Born in Prague in 1929, Klokočka graduated from the Faculty of Law at Charles University in Prague. He worked as a lecturer following his graduation from Charles University.

In the spring of 1968, Klokočka became a deputy in the Czech National Council, the Czech lower house within Czechoslovakia during the height of the Prague Spring reform period. He also became the dean of the Faculty of Law in Brno, where he drafted new election laws for Czechoslovakia. However, in August 1968 Soviet and other Warsaw Pact forces invaded Czechoslovakia and crushed the liberalization movement. Klokočka was removed from public office and his academic positions at the university.

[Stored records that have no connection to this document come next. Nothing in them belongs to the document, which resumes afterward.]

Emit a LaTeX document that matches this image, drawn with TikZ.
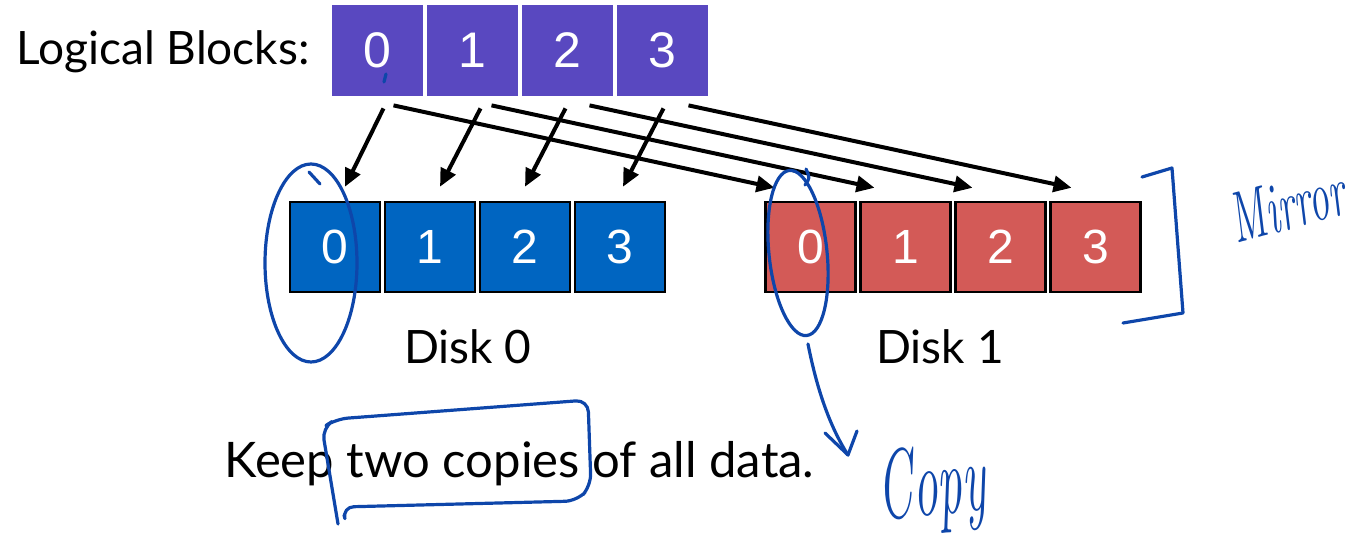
\documentclass[tikz,border=0pt]{standalone}
\usepackage{fontspec}
\usepackage{tikz}
\usetikzlibrary{shapes.geometric,arrows.meta,calc}
\newfontfamily\gillfont{Lato}
\newfontfamily\digitfont{Liberation Sans}
\definecolor{lpurple}{RGB}{89,72,192}
\definecolor{dblue}{RGB}{0,101,193}
\definecolor{dred}{RGB}{211,90,87}
\definecolor{ink}{RGB}{14,70,170}
\tikzstyle{lblock} = [rectangle, minimum size=45.5pt, inner sep=0pt, fill=lpurple, text=white, font=\fontsize{25}{25}\selectfont\digitfont]
\tikzstyle{dblock} = [rectangle, minimum size=45pt, inner sep=0pt, draw=black, line width=1.25pt, fill=dblue, text=white, font=\fontsize{24}{24}\selectfont\digitfont]
\tikzstyle{mblock} = [dblock, fill=dred]
\tikzstyle{words} = [inner sep=0pt, font=\fontsize{23}{27}\selectfont\gillfont]
\tikzstyle{arrow} = [line width=2pt, -{Triangle[length=9pt,width=8pt]}]
\tikzstyle{pen} = [draw=ink, line width=1.6pt, line cap=round, line join=round]
\tikzstyle{hand} = [text=ink, inner sep=0pt, font=\fontsize{24}{24}\selectfont\itshape]

\begin{document}
\begin{tikzpicture}[x=0.5pt,y=-0.5pt,node distance=47.5pt]
\useasboundingbox (0,0) rectangle (1366,550);
% logical blocks
\node (lb0) [lblock] at (377.5,50.5) {0};
\node (lb1) [lblock, right of=lb0] {1};
\node (lb2) [lblock, right of=lb1] {2};
\node (lb3) [lblock, right of=lb2] {3};
\node (lbtext) [words, anchor=base east] at (310,65) {Logical Blocks:};

% disk 0 and disk 1
\node (da0) [dblock] at (335,247) {0};
\node (da1) [dblock, right of=da0] {1};
\node (da2) [dblock, right of=da1] {2};
\node (da3) [dblock, right of=da2] {3};
\node (db0) [mblock] at (810.5,247) {0};
\node (db1) [mblock, right of=db0] {1};
\node (db2) [mblock, right of=db1] {2};
\node (db3) [mblock, right of=db2] {3};
\node (disk0) [words, anchor=base] at (468,364) {Disk 0};
\node (disk1) [words, anchor=base] at (940,364) {Disk 1};
\node (keep) [words, font=\fontsize{24.5}{28}\selectfont\gillfont, anchor=base west] at (224,478) {Keep two copies of all data.};

% every block goes to both disks
\foreach \i/\sa/\ta in {0/6/10,1/8/10,2/-2/0,3/1/3}
  \draw[arrow] ($(lb\i.south)+(\sa,12)$) -- ($(da\i.north)+(\ta,-14)$);
\foreach \i/\sb/\tb in {0/16/-36,1/19/-31,2/22/-28,3/26/-24}
  \draw[arrow] ($(lb\i.south)+(\sb,9)$) -- ($(db\i.north)+(\tb,-13)$);

% pen notes
\draw[pen] (386,74) -- (384,82);
\draw[pen] (311,263) ellipse [x radius=46, y radius=99];
\draw[pen] (309,172) -- (320,184);
\draw[pen, rotate around={6:(798,253)}] (798,253) ellipse [x radius=29, y radius=83];
\draw[pen] (805,185) .. controls (810,178) .. (806,169);
\draw[pen] (1142,177) -- (1172,168) -- (1183,313) -- (1123,323);
\node (mirror) [hand, rotate=15, xscale=0.85, yscale=1.5] at (1287,205) {\addfontfeatures{LetterSpace=8}Mirror};
\draw[pen, rounded corners=6] (338,524) -- (322,428) -- (336,419) -- (588,400) -- (591,486) -- (577,501) -- (342,507) -- (344,515);
\coordinate (cstart) at (808,344);
\coordinate (ctip) at (848,455);
\draw[pen] (cstart) .. controls (818,395) and (832,430) .. (ctip);
\draw[pen] (825,433) -- (ctip) -- (857,431);
\node (copy) [hand, font=\fontsize{26}{26}\selectfont\itshape, rotate=5, xscale=0.95, yscale=1.9] at (932,490) {Copy};
\end{tikzpicture}
\end{document}
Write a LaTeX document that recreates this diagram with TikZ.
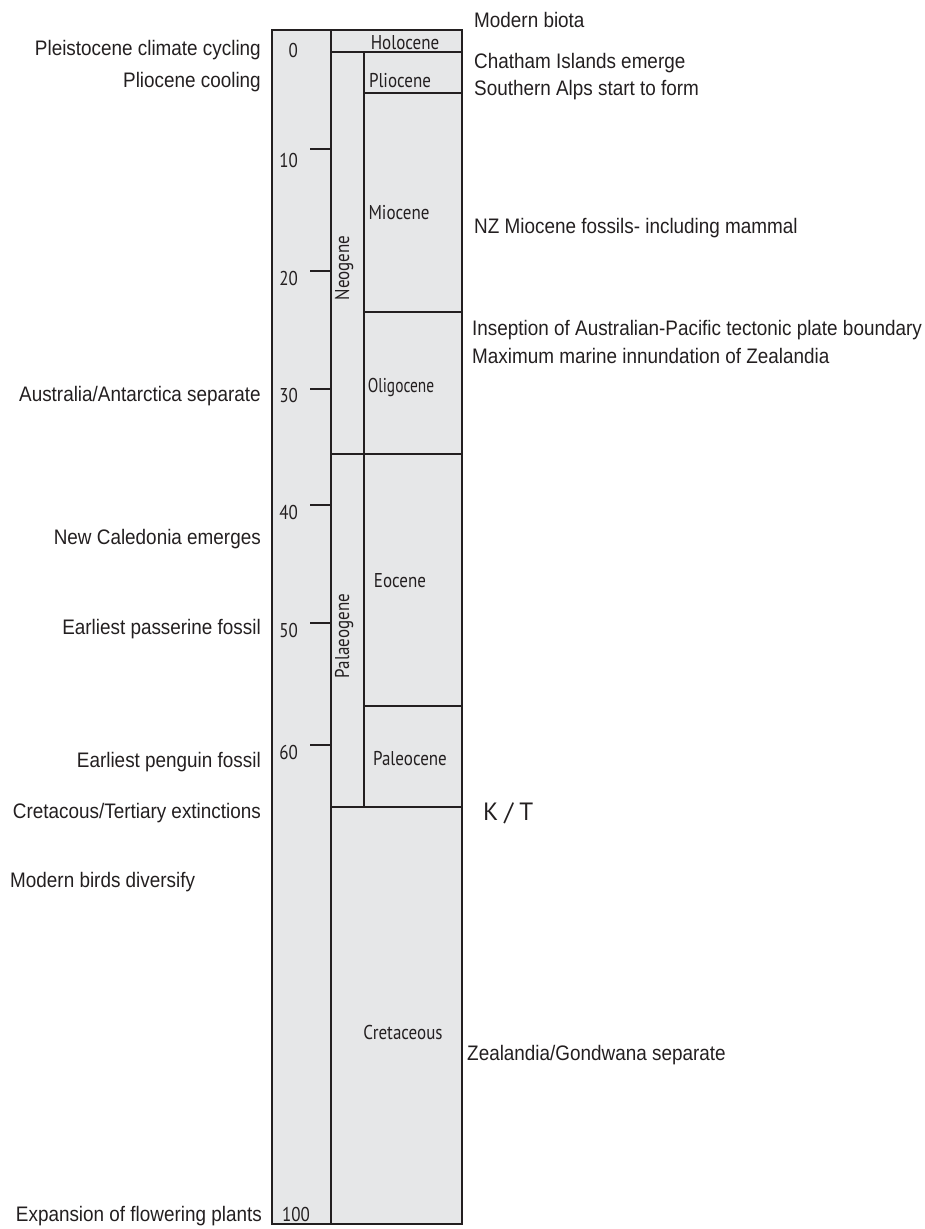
\documentclass[tikz,border=0pt]{standalone}
\usepackage{fontspec}
\newfontfamily\labfont[FakeStretch=0.9]{Liberation Sans}
\newfontfamily\chartfont[FakeStretch=0.85]{PT Sans}
\newfontfamily\chartnarrow[FakeStretch=0.77]{PT Sans}
\newfontfamily\ktfont[LetterSpace=24]{PT Sans}
\definecolor{ink}{HTML}{231F20}
\definecolor{panel}{HTML}{E6E7E8}
\tikzset{
  lab/.style={font=\labfont\fontsize{21}{25}\selectfont, text=ink, inner sep=0pt},
  labL/.style={lab, anchor=base east},
  labR/.style={lab, anchor=base west},
  unit/.style={font=\chartfont\fontsize{20}{24}\selectfont, text=ink, inner sep=0pt},
  num/.style={unit, anchor=base east},
  epoch/.style={unit, anchor=base},
  period/.style={unit, anchor=base, rotate=90},
  rule/.style={draw=ink, line width=2pt},
  tick/.style={draw=ink, line width=2pt},
}
\begin{document}
\begin{tikzpicture}[x=1pt, y=-1pt]
\useasboundingbox (0,0) rectangle (925,1229);

% time column
\fill[panel] (272,30) rectangle (462,1224);
\draw[rule] (331,30) -- (331,1224);
\draw[rule] (364,52) -- (364,807);
\draw[rule] (331,52) -- (462,52);
\draw[rule] (364,93) -- (462,93);
\draw[rule] (364,312) -- (462,312);
\draw[rule] (331,454) -- (462,454);
\draw[rule] (364,706) -- (462,706);
\draw[rule] (331,807) -- (462,807);
\draw[rule, line width=2.2pt] (272,30) rectangle (462,1224);

% scale ticks (Ma)
\foreach \ty in {149,271,389,505,623,745} \draw[tick] (310,\ty) -- (331,\ty);

% scale numbers
\node[num] (n0)   at (298,57)  {0};
\node[num] (n10)  at (298,167) {10};
\node[num] (n20)  at (298,285) {20};
\node[num] (n30)  at (298,402) {30};
\node[num] (n40)  at (298,519) {40};
\node[num] (n50)  at (298,637) {50};
\node[num] (n60)  at (298,759) {60};
\node[num] (n100) at (310,1221) {100};

% epochs
\node[epoch] (holo)  at (405,49)   {Holocene};
\node[epoch] (plio)  at (400,87)   {Pliocene};
\node[epoch] (mio)   at (399,219)  {Miocene};
\node[epoch, font=\chartnarrow\fontsize{20}{24}\selectfont] (oligo) at (401,392) {Oligocene};
\node[epoch] (eo)    at (400,587)  {Eocene};
\node[epoch] (paleo) at (410,765)  {Paleocene};
\node[epoch] (cret)  at (403,1039) {Cretaceous};

% periods
\node[period] (neo)  at (349,268) {Neogene};
\node[period] (palg) at (349,636) {Palaeogene};

% events on the left
\node[labL] (e1) at (261,55)   {Pleistocene climate cycling};
\node[labL] (e2) at (261,87)   {Pliocene cooling};
\node[labL] (e3) at (261,401)  {Australia/Antarctica separate};
\node[labL] (e4) at (261,544)  {New Caledonia emerges};
\node[labL] (e5) at (261,634)  {Earliest passerine fossil};
\node[labL] (e6) at (261,767)  {Earliest penguin fossil};
\node[labL] (e7) at (261,818)  {Cretacous/Tertiary extinctions};
\node[labR] (e8) at (10,887)   {Modern birds diversify};
\node[labL] (e9) at (262,1221) {Expansion of flowering plants};

% events on the right
\node[labR] (r1) at (474,27)   {Modern biota};
\node[labR] (r2) at (474,68)   {Chatham Islands emerge};
\node[labR] (r3) at (474,95)   {Southern Alps start to form};
\node[labR] (r4) at (474,233)  {NZ Miocene fossils- including mammal};
\node[labR] (r5) at (472,335)  {Inseption of Australian-Pacific tectonic plate boundary};
\node[labR] (r6) at (472,363)  {Maximum marine innundation of Zealandia};
\node[labR] (r7) at (467,1060) {Zealandia/Gondwana separate};
\node[font=\ktfont\fontsize{25}{30}\selectfont, text=ink, inner sep=0pt, anchor=base west] (kt) at (483,820) {K/T};
\end{tikzpicture}
\end{document}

Klokočka took a job with an insurance company following his removal. However, he was fired from the company once he joined with other Czechoslovak professionals and dissidents to sign the Charter 77 manifesto. Under threat of political persecution, Klokočka fled the country and settled in exile in Munich, West Germany. He was able to obtain a position on the faculty of the Ludwig-Maximilians-Universität München (LMU).

He returned from exile to Czechoslovakia in 1990, following the collapse of the Communist Czechoslovak government in November 1989 during the Velvet Revolution. Following the dissolution of Czechoslovakia, Klokočka worked for the Constitutional Court for ten years, from 1993 until 2003. The focus of much of his work dealt with resolving disputes between Czech political parties and election legislation. Klokočka wrote a number of books and articles after his departure from the Constitutional Court in 1993. He received an honorary doctorate from Masaryk University.

Vladimír Klokočka died on 19 October 2009 at the age of 80.